At that time, the word 'Edinburgh' to me meant a silent journey, dressed in my best clothes, in a car that felt as if it was crammed with words that couldn't be spoken. It always seemed to be raining, and as I peered out through the rivulets running down the window, dark sooty buildings rose like straight-sided crags, so high I couldn't see the sky above, however much I craned my neck.

Inside, the hospital smelled funny, and there were long corridors with squeaky floors.

It was always, 'Be quiet, Susan!', 'Don't do that, Susan!' I didn't like it at all.

Sometimes the doctors would give me toys to play with and watch what I was doing, but then they'd take the toys away. If that was designed to make me scream, it worked.

One day, as a treat afterwards, we went for a walk by the sea in Portobello, one of Edinburgh's coastal suburbs. A salty sea breeze blew the nasty hospital smells from our clothes. My dad bought me a wee teddy bear. I called it Boo Boo and I hung on to it for dear life.

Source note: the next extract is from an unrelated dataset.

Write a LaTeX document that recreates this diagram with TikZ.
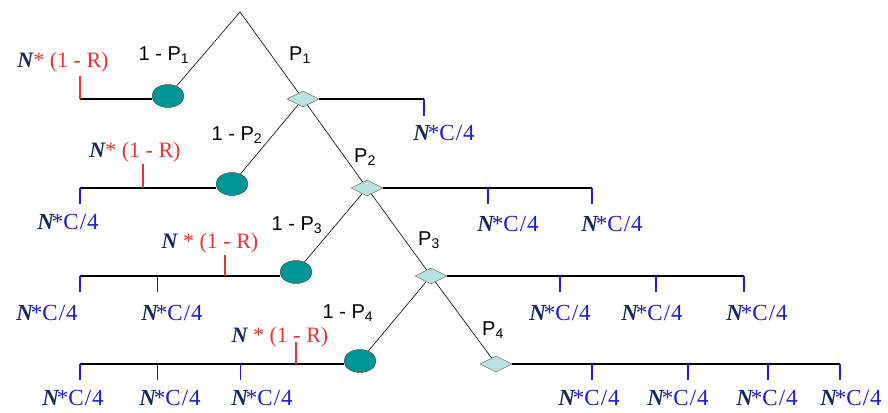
\documentclass[tikz,border=0pt]{standalone}
\usepackage{fontspec}
\setmainfont{Liberation Serif}
\setsansfont{Liberation Sans}
\usetikzlibrary{positioning,shapes.geometric}
\definecolor{defteal}{HTML}{009696}
\definecolor{survcyan}{HTML}{B9E2E2}
\definecolor{cashblue}{HTML}{1C1CD2}
\definecolor{navyink}{HTML}{14285A}
\definecolor{lossred}{HTML}{F03030}
\tikzset{
    every node/.style={inner sep=0pt},
    defnode/.style={ellipse,draw=black!75,fill=defteal,minimum width=32pt,minimum height=23pt},
    survnode/.style={diamond,draw=black!60,fill=survcyan,minimum width=32pt,minimum height=16pt},
    branch/.style={draw=black,line width=0.6pt},
    leg/.style={draw=black,line width=1.4pt},
    cashtick/.style={draw=cashblue,line width=2pt},
    thintick/.style={draw=cashblue,line width=0.9pt},
    losstick/.style={draw=lossred,line width=2pt},
    prob/.style={font=\sffamily\fontsize{20}{20}\selectfont},
    cash/.style={font=\fontsize{23}{23}\selectfont,text=cashblue},
    loss/.style={font=\fontsize{22}{22}\selectfont,text=lossred}
}
\newcommand{\nnot}{\textcolor{navyink}{\bfseries\itshape N}}
\newcommand{\coupon}{\nnot\kern-2pt*C\kern1pt/\kern1pt4}

\begin{document}
\begin{tikzpicture}[x=1pt,y=-1pt]
\useasboundingbox (0,0) rectangle (888,412);

% tree skeleton
\coordinate (apex) at (240,12);
\node[defnode] (def1) at (168,96) {};
\node[survnode] (surv1) at (303,99) {};
\node[defnode] (def2) at (232,184) {};
\node[survnode] (surv2) at (367,188) {};
\node[defnode] (def3) at (296,272) {};
\node[survnode] (surv3) at (431,276) {};
\node[defnode] (def4) at (360,361) {};
\node[survnode] (surv4) at (496,364) {};

\draw[branch] (apex) -- (def1);
\draw[branch] (apex) -- (surv1);
\draw[branch] (surv1) -- (def2);
\draw[branch] (surv1) -- (surv2);
\draw[branch] (surv2) -- (def3);
\draw[branch] (surv2) -- (surv3);
\draw[branch] (surv3) -- (def4);
\draw[branch] (surv3) -- (surv4);

% branch probabilities
\node[prob] (q1) at (164,55) {1 - P\textsubscript{1}};
\node[prob] (p1) at (300,55) {P\textsubscript{1}};
\node[prob] (q2) at (237,135) {1 - P\textsubscript{2}};
\node[prob] (p2) at (365,157) {P\textsubscript{2}};
\node[prob] (q3) at (297,225) {1 - P\textsubscript{3}};
\node[prob] (p3) at (429,240) {P\textsubscript{3}};
\node[prob] (q4) at (348,313) {1 - P\textsubscript{4}};
\node[prob] (p4) at (493,330) {P\textsubscript{4}};

% default legs (left)
\coordinate (dl1) at (80,99);
\coordinate (dl2) at (80,188);
\coordinate (dl3) at (80,276);
\coordinate (dl4) at (80,364);
\draw[leg] (dl1) -- (dl1 -| def1.west);
\draw[leg] (dl2) -- (dl2 -| def2.west);
\draw[leg] (dl3) -- (dl3 -| def3.west);
\draw[leg] (dl4) -- (dl4 -| def4.west);

% survival legs (right)
\coordinate (sr1) at (424,99);
\coordinate (sr2) at (592,188);
\coordinate (sr3) at (744,276);
\coordinate (sr4) at (840,364);
\draw[leg] (surv1.east) -- (sr1);
\draw[leg] (surv2.east) -- (sr2);
\draw[leg] (surv3.east) -- (sr3);
\draw[leg] (surv4.east) -- (sr4);

% recovery ticks
\draw[losstick] (dl1) -- ++(0,-23);
\draw[losstick] (143,188) -- ++(0,-24);
\draw[losstick] (225,276) -- ++(0,-21);
\draw[losstick] (296,364) -- ++(0,-22);

% coupon ticks
\draw[cashtick] (sr1) -- ++(0,17);
\draw[cashtick] (dl2) -- ++(0,16);
\draw[cashtick] (488,188) -- ++(0,16);
\draw[cashtick] (sr2) -- ++(0,16);
\draw[cashtick] (dl3) -- ++(0,16);
\draw[thintick] (157,276) -- ++(0,16);
\draw[cashtick] (560,276) -- ++(0,16);
\draw[cashtick] (656,276) -- ++(0,16);
\draw[cashtick] (sr3) -- ++(0,16);
\draw[cashtick] (dl4) -- ++(0,16);
\draw[thintick] (157,364) -- ++(0,16);
\draw[thintick] (240,364) -- ++(0,16);
\draw[cashtick] (592,364) -- ++(0,16);
\draw[cashtick] (688,364) -- ++(0,16);
\draw[cashtick] (768,364) -- ++(0,16);
\draw[cashtick] (sr4) -- ++(0,16);

% recovery amounts
\node[loss] (rec1) at (63,62) {\nnot* (1 - R)};
\node[loss] (rec2) at (135,152) {\nnot* (1 - R)};
\node[loss] (rec3) at (210,243) {\nnot{} * (1 - R)};
\node[loss] (rec4) at (280,337) {\nnot{} * (1 - R)};

% coupon amounts
\node[cash] (c11) at (444,133) {\coupon};
\node[cash] (c21) at (68,222) {\coupon};
\node[cash] (c22) at (508,224) {\coupon};
\node[cash] (c23) at (612,224) {\coupon};
\node[cash] (c31) at (47,313) {\coupon};
\node[cash] (c32) at (172,313) {\coupon};
\node[cash] (c33) at (560,313) {\coupon};
\node[cash] (c34) at (652,313) {\coupon};
\node[cash] (c35) at (757,313) {\coupon};
\node[cash] (c41) at (73,398) {\coupon};
\node[cash] (c42) at (170,398) {\coupon};
\node[cash] (c43) at (262,398) {\coupon};
\node[cash] (c44) at (589,398) {\coupon};
\node[cash] (c45) at (678,398) {\coupon};
\node[cash] (c46) at (767,398) {\coupon};
\node[cash] (c47) at (851,398) {\coupon};
\end{tikzpicture}
\end{document}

I wasn't going to let anyone ever take Boo Boo away from me.

I was diagnosed as hyperactive, and I was slower at learning things than other children because I was easily distracted. Nowadays it would probably be called Attention Deficit Hyperactivity Disorder, but in the sixties they didn't have the knowledge that they have now and if you were hyperactive it was treated as a mental illness. I believe it was wrong to give me that label, because it had a particular resonance for my mum and dad. There was much more stigma attached to learning disability in those days. My mother had a younger brother, Michael, who suffered from learning and emotional problems. He had been sent to a special school and then kept in an institution for most of his life. I think my parents assumed that I would be like him, and that narrowed their expectations for
me.

But I'm not like Uncle Michael—not that he wasn't a very nice man. You'll meet him later on.